L’affermazione dell’ennesimo Davide su uno dei tanti Golia rimasti è una “contropropaganda”, come scrive As. Alza il vessillo del romanticismo, ed annega nella retorica dell’impresa. Ma le belle storie sono l’anima dello spettacolo, e quindi perfettamente riducibili all’anima commerciale che il calcio non nasconde più, si parli della Champions di Ceferin o della Superlega dei ribelli. Lo Sheriff rappresenta il dubbio. La possibilità. Il fascino del deragliamento. Ed è monetizzabile come e più di un fight club privato di superstar che scazzottano vicendevolmente ad oltranza.

La Champions ha messo in scena in contemporanea entrambe le facce dello stesso possibile mercimonio: il Psg che batte Guardiola, e una sconosciuta formazione apolide che trionfa in uno dei templi del pallone mondiale.

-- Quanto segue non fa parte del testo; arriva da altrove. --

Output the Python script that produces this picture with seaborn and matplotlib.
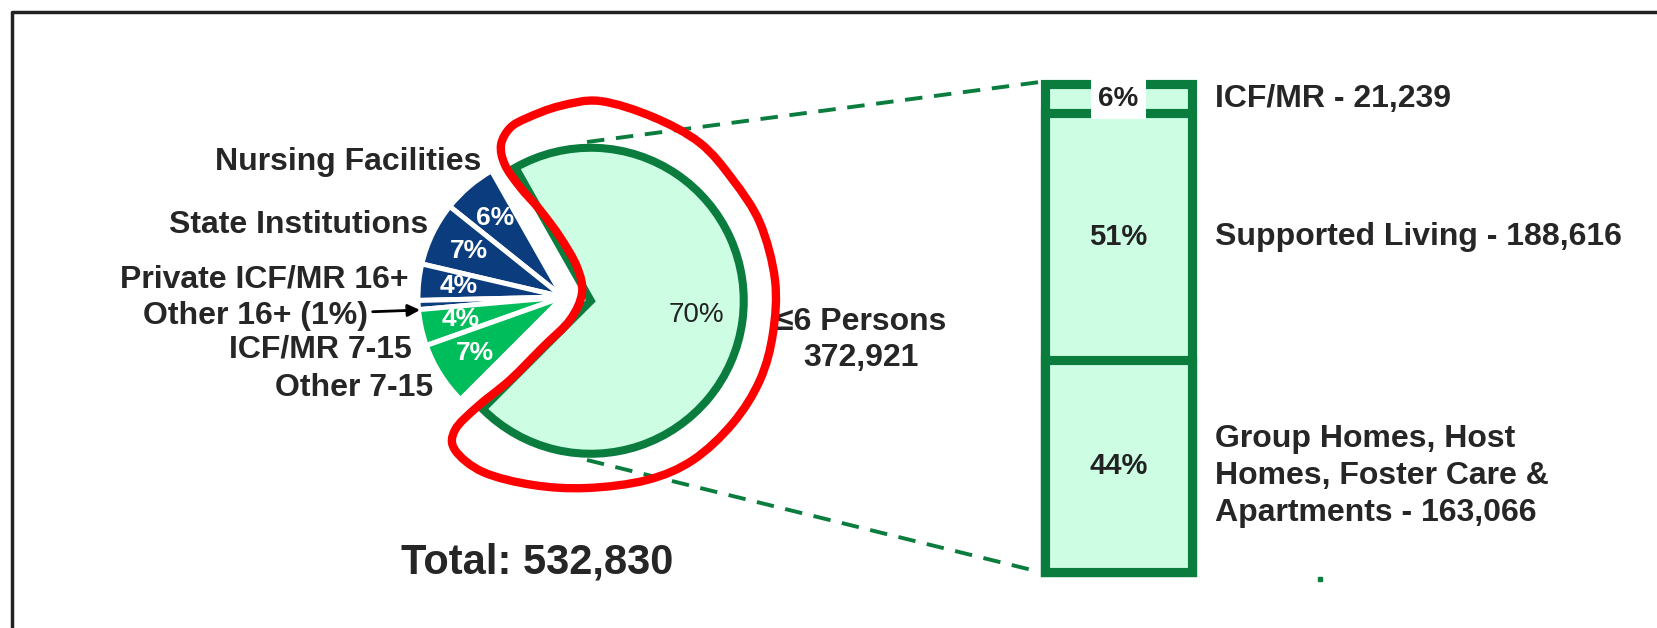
import numpy as np
import matplotlib.pyplot as plt
import matplotlib.transforms as mtransforms
from matplotlib.path import Path
from matplotlib.patches import PathPatch
import seaborn as sns

sns.set_theme(style="white")
plt.rcParams['font.family'] = ['Liberation Sans', 'DejaVu Sans']

# pie: share of all persons by residential setting (percent)
pie_labels = ["≤6 Persons", "Nursing Facilities", "State Institutions",
              "Private ICF/MR 16+", "Other 16+ (1%)", "ICF/MR 7-15", "Other 7-15"]
pie_pct = [70, 6, 7, 4, 1, 4, 7]
pie_colors = ["#cdfde3", "#0b3d7e", "#0b3d7e", "#0b3d7e", "#0b3d7e", "#00bd5b", "#00bd5b"]

# bar: breakdown of the <=6 persons slice, bottom to top
bar_labels = ["Group Homes, Host\nHomes, Foster Care &\nApartments - 163,066",
              "Supported Living - 188,616",
              "ICF/MR - 21,239"]
bar_pct = [44, 51, 6]

big_label = "≤6 Persons\n372,921"
total_label = "Total: 532,830"

DARK = "#0a7d3e"
LIGHT = "#cdfde3"
W, H = 1657, 628


def Y(y):
    # pixel row (from top) -> data y
    return H - y


fig = plt.figure(figsize=(W / 100, H / 100), dpi=100)
ax = fig.add_axes([0, 0, 1, 1])

# pie
c_small = (563, Y(297))
wedges, _ = ax.pie(pie_pct, colors=pie_colors, startangle=-135, radius=145,
                   center=c_small, wedgeprops=dict(edgecolor="white", linewidth=3.6))

big = wedges[0]
mid = np.deg2rad((big.theta1 + big.theta2) / 2)
c_big = (c_small[0] + 28 * np.cos(mid), c_small[1] + 28 * np.sin(mid))
big.set_center(c_big)
big.set_radius(153)
big.set_edgecolor(DARK)
big.set_linewidth(5.8)
big.set_zorder(3)
ax.text(c_big[0] + 107 * np.cos(mid), c_big[1] + 107 * np.sin(mid), f"{pie_pct[0]}%",
        ha="center", va="center", fontsize=20, color="#222222", zorder=4)

for w, p in zip(wedges[1:], pie_pct[1:]):
    if p < 2:
        continue
    m = np.deg2rad((w.theta1 + w.theta2) / 2)
    ax.text(c_small[0] + 0.72 * 145 * np.cos(m), c_small[1] + 0.72 * 145 * np.sin(m),
            f"{p}%", ha="center", va="center", fontsize=19, color="white",
            weight="bold", zorder=4)

# outside labels of the small slices
label_pos = {"Nursing Facilities": (481, 162), "State Institutions": (428, 225),
             "Private ICF/MR 16+": (408, 280), "ICF/MR 7-15": (412, 350),
             "Other 7-15": (433, 388)}
for name in pie_labels[1:]:
    if name in label_pos:
        x, y = label_pos[name]
        ax.text(x, Y(y), name, ha="right", va="center", fontsize=23, weight="bold")
ax.annotate(pie_labels[4], xy=(420, Y(310)), xytext=(368, Y(316)), ha="right", va="center",
            fontsize=23, weight="bold",
            arrowprops=dict(arrowstyle="-|>", color="black", lw=2, shrinkA=1, shrinkB=0,
                            mutation_scale=18))

ax.text(861, Y(340), big_label, ha="center", va="center", fontsize=23, weight="bold",
        linespacing=1.3)
ax.text(537, Y(562), total_label, ha="center", va="center", fontsize=30, weight="bold")

# connector lines
ax.plot([587, 1040], [Y(142), Y(82)], color=DARK, lw=2.8, dashes=(4.5, 3), zorder=1)
ax.plot([587, 1040], [Y(460), Y(572)], color=DARK, lw=2.8, dashes=(4.5, 3), zorder=1)
ax.plot(1320, Y(579), "s", ms=2.5, color=DARK)

# red hand-drawn outline
pts = np.array([(600, 101), (653, 117), (700, 143), (733, 180), (760, 223), (775, 280),
                (773, 333), (760, 380), (733, 423), (693, 460), (647, 480), (587, 488),
                (533, 485), (483, 472), (455, 450), (455, 430), (477, 407), (510, 380),
                (543, 347), (570, 320), (582, 293), (577, 267), (560, 237), (540, 210),
                (520, 187), (505, 165), (501, 145), (510, 128), (527, 118), (560, 106)],
               dtype=float)
pts[:, 1] = H - pts[:, 1]
n = len(pts)
verts, codes = [pts[0]], [Path.MOVETO]
for i in range(n):
    p0, p1, p2, p3 = pts[i - 1], pts[i], pts[(i + 1) % n], pts[(i + 2) % n]
    verts += [p1 + (p2 - p0) / 6, p2 - (p3 - p1) / 6, p2]
    codes += [Path.CURVE4] * 3
ax.add_patch(PathPatch(Path(verts, codes), fill=False, edgecolor="#ff0000", lw=6, zorder=6))

# frame
ax.plot([12, 12, W + 5], [-5, Y(12), Y(12)], color="#222222", lw=2.5, clip_on=False)

ax.set_xlim(0, W)
ax.set_ylim(0, H)
ax.set_aspect("auto")
ax.axis("off")

# stacked bar
bax = fig.add_axes([1045 / W, (H - 572) / H, 147 / W, 487.5 / H])
tops = np.cumsum(bar_pct)
for top in tops[::-1]:
    sns.barplot(x=["≤6"], y=[top], width=1, color=LIGHT, saturation=1,
                edgecolor=DARK, linewidth=6.6, ax=bax)
for p in bax.patches:
    p.set_clip_on(False)
bax.set_xlim(-0.5, 0.5)
bax.set_ylim(0, tops[-1])
bax.axis("off")

blend = mtransforms.blended_transform_factory(ax.transData, bax.transData)
for i, (lab, p) in enumerate(zip(bar_labels, bar_pct)):
    mid_y = tops[i] - p / 2
    box = dict(facecolor="white", edgecolor="none", pad=5) if p < 10 else None
    bax.text(0, mid_y, f"{p}%", ha="center", va="center", fontsize=21 if p > 10 else 20,
             weight="bold", color="#222222", bbox=box, zorder=5)
    tr = blend
    if "\n" in lab:
        tr = mtransforms.offset_copy(blend, fig=fig, y=-10, units="dots")
    ax.text(1215, mid_y, lab, transform=tr, ha="left", va="center", fontsize=23,
            weight="bold", linespacing=1.3)

fig.savefig("out.png", dpi=100)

Che sia più seducente il gol di Messi o quello di Yakhshiboev o di Thill, poco importa. Perché funzionano perfettamente, entrambi. Richiamano porzioni di pubblico diverse, contribuiscono allo show e grettamente al suo profitto. Alla gente piace il lusso, ma pagherebbe oro per assistere alla sua depredazione, persino violenta. Che Agnelli, o chi per lui, non ne percepisca il valore è aderente con l’immagine di uno sport questuante, preda dei grandi fondi sovranazionali e del loro cash flow.

Quando Florentino Pérez blatera di “calcio dei contenuti” esattamente di cosa parla? E Agnelli che arriva a rinnegare – nientemeno – gli equilibri geopolitici e commerciali dei campionati nazionali pur di teorizzare “una nuova meritocrazia che non può basarsi esclusivamente sulle performance domestiche” cosa propone? Una ridefinizione dei confini? Un Gerrymandering del calcio europeo? Lo sa che la Juve degli ultimi anni si regge esclusivamente sulle “performance domestiche”?

Che il calcio delle superpotenze sia destinato al numero chiuso è fuor di dubbio. Non sarà ora la Superlega, ma la riforma della Champions punta nella stessa direzione. L’investimento economico e politico sul livellamento elitario, altrettanto, prevede una serie di meccanismi assicurativi: bello, romantico, lo Sheriff; ma che non si ripeta.

Non tradurre la suggestione delle storie in mercati da sfruttare, non approfittare di questa manna che lo sport tiene in serbo per rari momenti di splendore emotivo, è miope. Il fatto che non ci arrivino, e che continuino a sputare in cielo, è tutto sommato coerente con la crisi sistemica che hanno creato.